Chesnara acquires HSBC Life UK for £260m

Life insurance consolidator Chesnara has agreed to acquire HSBC Life (UK) from HSBC Bank for £260 million, marking the company's largest acquisition to date and significantly expanding its operations in the UK market.

The Preston-headquartered group announced on Thursday that it will take control of HSBC Life (UK), a specialist provider of life protection and investment bond products with eligible own funds of £314 million as of 31 December 2024. The transaction is expected to generate more than £800 million in lifetime cash flows and over £140 million within the first five years after completion.

The acquisition will add approximately £4 billion in assets under administration and around 454,000 policies to Chesnara's portfolio, creating a combined group with approximately £18 billion of total assets under administration and about 1.4 million policies.
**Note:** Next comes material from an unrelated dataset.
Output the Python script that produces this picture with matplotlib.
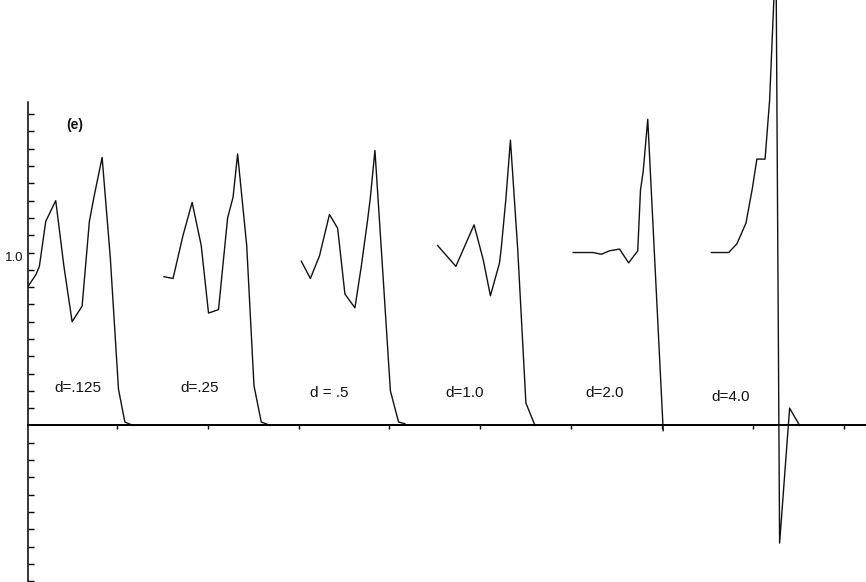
import matplotlib
matplotlib.use("Agg")
import matplotlib.pyplot as plt

# curves (x: one unit per tick, y: one unit = 10 ticks)
d125_x = [0.02, 0.11, 0.15, 0.22, 0.33, 0.42, 0.51, 0.62, 0.70, 0.75, 0.84, 0.93, 1.02, 1.09, 1.18]
d125_y = [0.80, 0.87, 0.92, 1.18, 1.30, 0.92, 0.60, 0.69, 1.18, 1.32, 1.55, 0.97, 0.21, 0.02, 0.0]

d25_x = [1.52, 1.62, 1.73, 1.83, 1.93, 2.01, 2.12, 2.22, 2.28, 2.33, 2.43, 2.51, 2.59, 2.69]
d25_y = [0.86, 0.85, 1.10, 1.29, 1.04, 0.65, 0.67, 1.20, 1.32, 1.57, 1.04, 0.23, 0.02, 0.0]

d5_x = [3.03, 3.13, 3.23, 3.34, 3.43, 3.51, 3.62, 3.69, 3.76, 3.79, 3.84, 3.92, 4.01, 4.10, 4.17]
d5_y = [0.95, 0.85, 0.98, 1.22, 1.14, 0.76, 0.68, 0.92, 1.19, 1.32, 1.59, 0.94, 0.20, 0.02, 0.01]

d1_x = [4.53, 4.73, 4.93, 5.03, 5.11, 5.21, 5.23, 5.28, 5.33, 5.41, 5.50, 5.60]
d1_y = [1.04, 0.92, 1.16, 0.96, 0.75, 0.94, 1.03, 1.31, 1.65, 1.02, 0.13, 0.0]

d2_x = [6.02, 6.24, 6.33, 6.42, 6.53, 6.63, 6.73, 6.76, 6.79, 6.84, 7.01]
d2_y = [1.00, 1.00, 0.99, 1.01, 1.02, 0.94, 1.01, 1.36, 1.47, 1.77, -0.03]

d4_x = [7.54, 7.73, 7.82, 7.92, 7.99, 8.04, 8.13, 8.18, 8.25, 8.29, 8.40, 8.51]
d4_y = [1.00, 1.00, 1.05, 1.17, 1.37, 1.54, 1.54, 1.88, 2.75, -0.68, 0.10, 0.0]

labels = ["d=.125", "d=.25", "d = .5", "d=1.0", "d=2.0", "d=4.0"]
label_x = [0.575, 1.916, 3.334, 4.83, 6.364, 7.755]
label_y = [0.217, 0.217, 0.188, 0.188, 0.188, 0.165]

curves = [(d125_x, d125_y), (d25_x, d25_y), (d5_x, d5_y),
          (d1_x, d1_y), (d2_x, d2_y), (d4_x, d4_y)]

plt.rcParams['font.family'] = ['Liberation Sans', 'DejaVu Sans']

fig = plt.figure(figsize=(8.66, 5.82), dpi=100)
ax = fig.add_axes([28 / 866, 0, 838 / 866, 1])

for cx, cy in curves:
    ax.plot(cx, cy, color='#111111', lw=1.0)

for lab, lx, ly in zip(labels, label_x, label_y):
    ax.text(lx, ly, lab, ha='center', va='center', fontsize=11, color='#111111')

ax.text(0.536, 1.74, "(e)", ha='center', va='center', fontsize=10, fontweight='bold', color='#111111')
ax.text(-0.13, 0.968, "1.0", ha='center', va='center', fontsize=9.5, color='#111111', clip_on=False)

ax.set_xlim(0.025, 9.24)
ax.set_ylim(-0.905, 2.46)

ax.spines['top'].set_visible(False)
ax.spines['right'].set_visible(False)
ax.spines['bottom'].set_position(('data', 0))
ax.spines['bottom'].set_linewidth(1.4)
ax.spines['left'].set_linewidth(1.1)
ax.spines['left'].set_bounds(-0.91, 1.87)

ax.set_xticks(range(1, 10))
ax.set_xticklabels([])
yt = [i / 10 for i in range(-9, 19) if i != 0]
ax.set_yticks(yt)
ax.set_yticklabels([])
ax.tick_params(axis='x', direction='out', length=3, width=1)
ax.tick_params(axis='y', direction='in', length=4, width=1)

fig.savefig("out.png", dpi=100)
"This highly accretive transaction will allow us to build on our strong, 20-year track record of uninterrupted dividend growth," said Chesnara chief executive Steve Murray. "HSBC Life (UK) is a high-quality business operating in products that we know well and is capable, under our ownership, of generating substantial cash flows for many years."

Chesnara will finance the deal through a combination of £55 million in internal cash resources, a £65 million drawdown from its expanded £150 million revolving credit facility, and approximately £140 million raised via a fully underwritten rights issue. The rights issue will be priced at 176p per share, with shareholders receiving 10 new ordinary shares for every 19 shares they currently hold.

The acquisition is projected to support a 6 per cent increase in Chesnara's final FY25 and interim FY26 dividend. The company also expects to benefit from cost and capital synergies, as well as further opportunities in management and new business lines.

For HSBC, the sale represents the latest in a series of asset disposals as the banking giant seeks to streamline its operations and focus more on Asia. The bank has previously agreed to sell its custody business and private banking operations in Germany to BNP Paribas, and last year signed a deal to sell its French life insurance unit to Matmut Société d'Assurance Mutuelle for €925 million ($1.1 billion).

Murray added that the deal was "a further example of a major financial institution choosing to work with us, enhancing our reputation as a leading life and pensions consolidator."

The transaction is subject to regulatory approval and is expected to complete in early 2026. Chesnara anticipates that a greater free float could boost the liquidity of its shares and improve its prospects for FTSE 250 inclusion.

The announcement comes shortly after HSBC Life (UK) expanded its adviser support operations, hiring three new business development managers and launching a dedicated protection adviser support team. The firm reported £93 million in life and critical illness payouts in 2024, with claim acceptance rates of 97.53 per cent for life insurance and 94.44 per cent for critical illness.

Chesnara, established in 2004, operates as a life insurance and pension consolidator with a presence in the UK, Sweden and the Netherlands. The company administered around 1 million life and pension policies and had £14 billion of assets under administration as of the end of 2024.